Однако коренные баварцы, преодолев растерянность, начали оказывать все возрастающее сопротивление новоявленным правителям. Террористы-оккупанты в панике разбегаются в разные стороны, их ловят и казнят. Впрочем, многим удается скрыться. А большевикам, наконец, становится понятным, что их ждет, если русское население также возьмется за оружие и на насилие ответит насилием. Прибывающие в Москву из Мюнхена, Берлина, Будапешта всполошные марксисты, истошно взывали к отмщению и настаивали на том, что, только ввергнув все русское население в состояние страха и ужаса, можно удержать вожделенную власть в своих руках.
Если в России марксисты воспользовались эффектом внезапности и еще тем, что армейские регулярные части находились на фронтах, отдаленных от русских столиц на тысячи километров, то в немецкоязычных странах уже к весне 1919 г. были неплохо осведомлены о подробностях «октябрьского переворота» и стиле правления большевиков. Да и сами армейские части тех европейских стран находились не столь далеко от эпицентров путчей.
Неудачи в немецкоязычных странах не могли отрезвить деятелей III интернационала (в дальнейшем Коминтерна), которые не жалели средств на всемерное раздувание «мирового пожара», включая создание промарксистских группировок в других странах и финансирование их деятельности. Сокровища Российской империи бесследно исчезали в очагах этого пожара, а сама Москва все очевиднее становилась центром мировой энтропии.
После создания Коминтерна существенно изменилось отношение большевиков и к националистическим движениям, раздиравшим пространства рухнувшей Российской империи. Еретическое предположение о том, что социалистическая революция возможна в отдельно взятой стране, все отчетливее оформлялось в воспаленном воображении большевиков в качестве новой истины. Возникла необходимость определения пределов своего влияния. И в рамках этих пределов любые националистические поползновения в направлении политического суверенитета не могли не раздражать, как «идейных интернационалистов», так и примкнувших к ним колаборантов.
Безусловно, ленинизм в качестве практического марксизма был явлением необычайным, не имевшим аналогов в истории греко-христианского мира. Именно эта человеконенавистническая идеократия оказала самые зловещие последствия для Европы в ХХ в. В средние века существовали различные тайные секты, практикующие «черные мессы» или «шабаши ведьм». И в эпоху Просвещения получили определенное распространение закрытые общества (масонские), лелеявшие свои истины, существенно отличавшиеся, как от античного наследия, так и от святоотеческой культуры. Случались и кровавые крестьянские войны, и яростные противоборства католиков с протестантами, или никониан со старообрядцами.

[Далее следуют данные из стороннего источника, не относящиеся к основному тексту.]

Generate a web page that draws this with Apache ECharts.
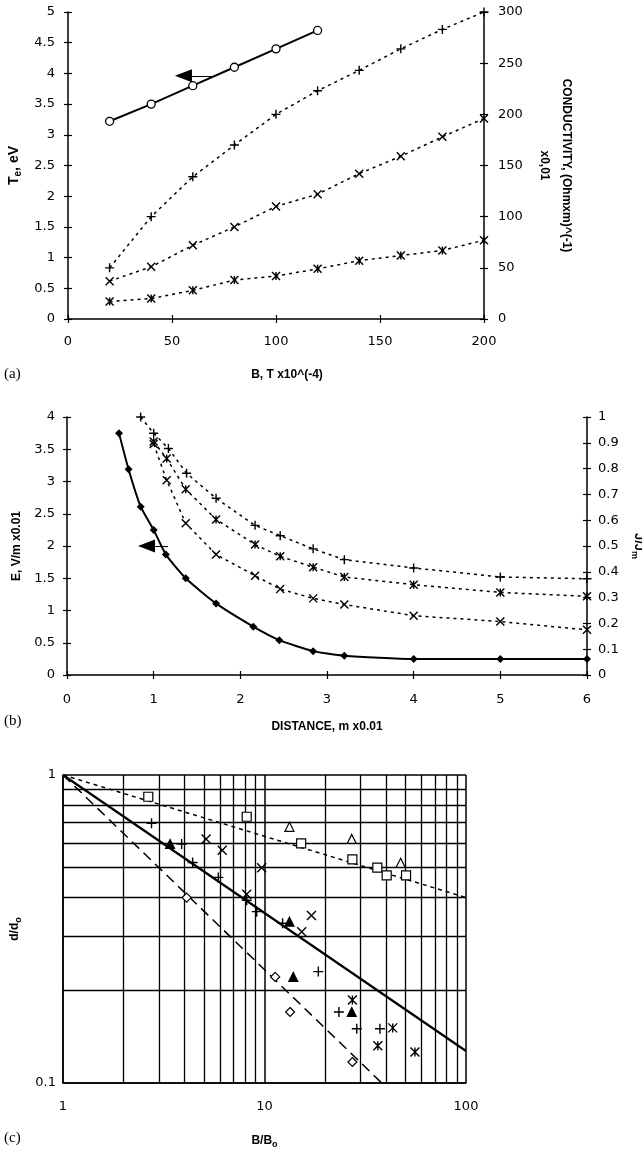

Но ленинизм являлся не отклонением, а сплошным извращением христианской этики. Постулируя неизбежность пролетарских революций, он ставил под сомнение будущность всего греко-христианского мира и взывал к перманентной войне, как верному средству разрушения того мира до основания. Ленинизм утверждал, что власть можно захватывать там, где это только возможно, а не ждать, когда для социального переворота созреют подходящие условия. Именно террор служил самым подходящим подспорьем для торжества идей марксизма. Но, кроме террора, огромная роль в создании взрывоопасной ситуации, последующего захвата и удержания власти, отводилась агитационно-пропагандистскому аппарату, который подвергал население завоеванной страны мощному облучению марксизмом. Тем самым агитация и пропаганда становились зловещим оружием массового поражения, наряду с отравляющими веществами, ядовитыми бактериями и гигантскими пушками. Все ключевые институты советской власти в дальнейшем будут неразрывно связаны или с террором, или с пропагандой.